In this case the underlying circumstances are that the informant actually saw the illicit drug in the defendants' apartment that same day. Inasmuch as the crime is possession of the drug, the informer was, in effect, an eyewitness to the crime. The fact that the hearsay information is an actual eyewitness description of the crime has been given importance both by this court in Knudson, and by the United States Supreme Court in McCray v. Illinois and United States v. Harris. In our opinion the actual observation of the criminal act by the informant is sufficient underlying circumstances to validate the affidavit insofar as the first Aguilar test is concerned.
Supra, footnote 5, at page 276.
(1967), 386 U.S. 300, 87 Sup.Ct. 1056, 18 L.Ed.2d 62.
(1971), 403 U.S. 573, 91 Sup.Ct. 2075, 29 L.Ed.2d 723.
Reliability.
A much more difficult question is presented as to whether the affidavit sufficiently demonstrated that the informant was reliable. The mere naming of the informant or the bald conclusory statement that he is reliable is not sufficient to establish reliability. This court, anticipating the United States Supreme Court's decision in Harris, has placed great emphasis on the informant's OBSERVATION as an element of reliability as well as underlying circumstances. This was made clear in State v. Paszek and State ex rel. Cullen v. Ceci as well as in Knudson. These cases, as well as United States v. Harris, support the proposition that observation of the criminal act plus the reliance on the informant by the police are sufficient to support the issuance of a search warrant. In the instant cases the observation is made even more reliable by the informant's description of the defendants and of the wrapping of the drug.
State ex rel. Cullen v. Ceci (1970), 45 Wis.2d 432, 447, 173 N.W.2d 175.
United States v. Harris, supra, footnote 8, at pages 582, 583; State v. Williams (1970), 47 Wis.2d 242, 257, 177 N.W.2d 611.
Supra, footnote 5.
Supra, footnote 9.
Supra, footnote 8, at pages 583, 584.
In Harris, the supreme court upheld the validity of a search warrant based upon an affidavit from a federal officer who relied on an informant's information relating to the illegal sale of distilled spirits.

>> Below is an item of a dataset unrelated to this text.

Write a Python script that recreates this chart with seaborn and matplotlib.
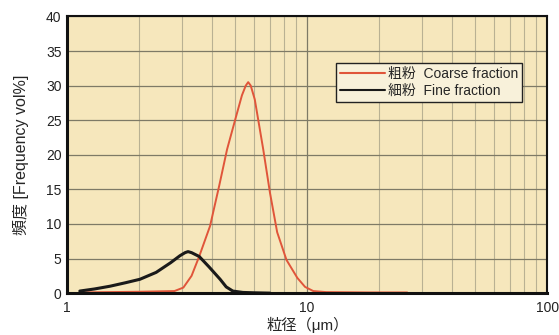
import numpy as np
import pandas as pd
import matplotlib
matplotlib.use("Agg")
import matplotlib.pyplot as plt
import seaborn as sns

# particle size distribution
coarse_size = [1.13, 2.0, 2.8, 3.05, 3.3, 3.55, 3.94, 4.3, 4.64, 5.1, 5.35, 5.55, 5.68, 5.82, 6.05, 6.56, 7.0, 7.5, 8.2, 9.1, 9.8, 10.6, 12.0, 18.0, 26.1]
coarse_freq = [0.1, 0.2, 0.3, 0.8, 2.5, 5.3, 9.7, 15.5, 20.8, 26.0, 28.6, 30.0, 30.5, 30.0, 28.0, 20.8, 14.5, 8.8, 4.8, 2.2, 0.9, 0.3, 0.15, 0.1, 0.1]
fine_size = [1.13, 1.3, 1.51, 1.75, 2.01, 2.35, 2.7, 2.95, 3.1, 3.19, 3.3, 3.55, 3.9, 4.34, 4.6, 4.9, 5.4, 6.0, 7.0]
fine_freq = [0.3, 0.6, 1.0, 1.5, 2.0, 3.0, 4.4, 5.4, 5.85, 6.0, 5.85, 5.3, 3.8, 2.0, 0.9, 0.3, 0.1, 0.05, 0.0]
y_ticks = [0, 5, 10, 15, 20, 25, 30, 35, 40]
x_ticks = [1, 10, 100]
x_tick_labels = ["1", "10", "100"]
legend_labels = ["粗粉  Coarse fraction", "細粉  Fine fraction"]

sns.set_style("white")
plt.rcParams['font.family'] = ['Liberation Sans', 'Noto Sans CJK JP', 'DejaVu Sans']

df = pd.concat([
    pd.DataFrame({"size": coarse_size, "freq": coarse_freq, "kind": legend_labels[0]}),
    pd.DataFrame({"size": fine_size, "freq": fine_freq, "kind": legend_labels[1]}),
], ignore_index=True)

fig = plt.figure(figsize=(5.59, 3.35), dpi=100)
ax = fig.add_axes([0.120, 0.125, 0.859, 0.826])
ax.set_facecolor("#F6E7BC")

sns.lineplot(data=df, x="size", y="freq", hue="kind",
             palette=["#E0553A", "#1A1A1A"], ax=ax, sort=False)
for line, lw in zip(ax.get_lines(), [1.4, 2.2]):
    line.set_linewidth(lw)
    line.set_solid_joinstyle("round")

ax.set_xscale("log")
ax.set_xlim(1, 100)
ax.set_ylim(0, 40)
ax.set_yticks(y_ticks)
ax.set_xticks(x_ticks)
ax.set_xticklabels(x_tick_labels)
ax.minorticks_on()
ax.yaxis.set_minor_locator(matplotlib.ticker.NullLocator())
ax.grid(True, which="major", color="#7E7A66", linewidth=0.9)
ax.grid(True, which="minor", axis="x", color="#B9B193", linewidth=0.8)
ax.set_axisbelow(True)
ax.tick_params(which="both", length=0, labelsize=10, colors="#222222", pad=4)
ax.tick_params(axis="x", pad=6)

for side, sp in ax.spines.items():
    sp.set_color("#111111")
    sp.set_linewidth(2.2 if side in ("left", "bottom") else 1.5)

ax.set_xlabel("粒径（μm）", fontsize=11)
ax.xaxis.set_label_coords(0.5, -0.085)
ax.set_ylabel("頻度 [Frequency vol%]", fontsize=11.5, labelpad=12)

leg = ax.legend(loc="upper right", bbox_to_anchor=(0.962, 0.857), frameon=True,
                fontsize=10, handlelength=3.2, handletextpad=0.2,
                borderpad=0.3, labelspacing=0.2, fancybox=False)
leg.get_frame().set_edgecolor("#222222")
leg.get_frame().set_facecolor("#F8F1DA")
leg.get_frame().set_alpha(1)

fig.savefig("out.png", dpi=100)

In overturning the court of appeal's determination that the affidavit was insufficient, the supreme court held that the search was valid because of the informant's knowledge of the criminal act and the officer's confidence in the informant's reliability. Other factors considered by the court were the accused's reputation and the fact that the information given by the informant constituted declarations against his penal interest.
On June 12, 1972, while these matters were sub judice, the Supreme Court of the United States decided Adams v. Williams (1972), 407 U.S. 143, 92 Sup.Ct. 1921, 32 L.Ed.2d 612, wherein the majority of the court extended the rules relating to a police officer's reliance upon an informer's information in a "stop and frisk" situation. While Mr. Justice WILLIAM H. REHNQUIST, writing for the majority, distinguished Adams from the search-warrant situation, the court has definitely indicated an increased reliance upon informants' information to the police.
The reliability of an informant who gains information from his own observation was pointed out by Mr. Justice BYRON R. WHITE in his concurring opinion in Spinelli, in which he said:
Supra, footnote 3, at page 424.
"Neither should the warrant issue if the officer states that there is gambling equipment in a particular apartment and that his information comes from an informant, named or unnamed, since the honesty of the informant and the basis for his report are unknown. Nor would the missing elements be completely supplied by the officer's oath that the informant has often furnished reliable information in the past. This attests to the honesty of the informant, but Aguilar v. Texas, supra, requires something more — did the information come from observation, or did the informant in turn receive it from another? Absent additional facts for believing the informant's report, his assertion stands no better than the oath of the officer to the same effect."
This court in Cullen adopted Mr. Justice WHITE's concurrence in Spinelli, Mr. Justice HEFFERNAN stating the court's conclusion as follows:
Supra, footnote 9, at page 446.
"Here the fact is that the complaint shows that all whose information was relied upon were eyewitnesses to the portion of the event they related to the sworn complainant. If hearsay is to be credited at all for this limited purpose, what better basis can there be than that of eyewitness testimony. To use the term of Mr. Justice WHITE, the hearsay was clearly based upon `observation.'"
We conclude that the search was constitutionally valid.
In oral argument counsel for defendants relied primarily upon State v. Williams, supra, footnote 10. Williams is manifestly different from the present cases inasmuch as in Williams the affidavit omitted all supportive facts and simply asserted that the defendant had violated the statute. The warrant demonstrated no underlying circumstances supporting the warrant nor was the reliability of the information asserted.
The argument of both defendants that the affidavit in support of the search warrant was insufficient to show probable cause for a search, is merely arguing again the same proposition we have just rejected. Quite clearly, if the information alleged in the affidavit was sufficient and reliable there was probable cause to issue a warrant. All of the basic elements of probable cause were provided. By the Court. — No. St. 170, appeal dismissed from the judgment of conviction; order affirmed. No. St. 177, judgment affirmed.
Okrasinski v. State (1971), 51 Wis.2d 210, 215, 216, 186 N.W.2d 314.